The Rafale programme also supports India’s ambition to become a global aerospace manufacturing hub. India already has private-sector players building aircraft structures, helicopter components, missile systems, UAVs, radars and electronic systems. A high-end fighter manufacturing chain can help Indian companies climb further up the value ladder. It can also create a supplier base that supports future indigenous programmes such as AMCA, TEDBF and next-generation combat systems.

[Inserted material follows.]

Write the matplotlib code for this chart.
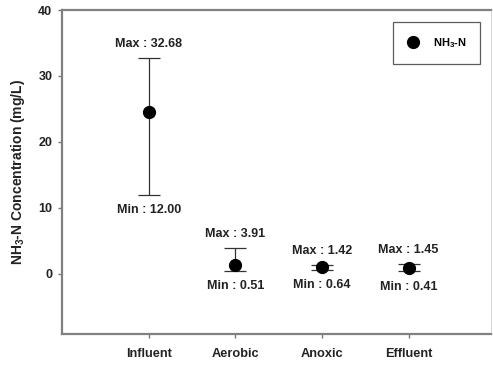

The key challenge will be the depth of technology transfer. Assembly and component production are useful, but India’s long-term goal is design knowledge, system integration capability, engine ecosystem growth and software-level autonomy. The real value of the future Rafale arrangement will depend on how much Indian industry learns, manufactures and sustains independently over time.
There is also a strategic lesson here. India is moving away from the old buyer-seller model in defence procurement. The new model seeks partnership, production, local jobs, export potential and sovereign capability. Foreign platforms are being judged not only by their battlefield strength, but also by the industrial ecosystem they bring to India.
The Rafale programme can become a major example of this shift. If the next phase brings fuselage manufacturing, engine assembly, Indian suppliers, MRO facilities, weapon integration and stronger technology collaboration, it will deepen India’s aerospace base. It will also strengthen the India-France strategic partnership in a practical and measurable way.
The latest comments by Foreign Secretary Vikram Misri therefore carry a wider message. India is ready to work with France on advanced defence platforms, but the centre of gravity must move toward Indian manufacturing. Rafale is no longer only a fighter aircraft in India’s inventory. It is becoming a platform for industrial policy, strategic autonomy and future aerospace capability.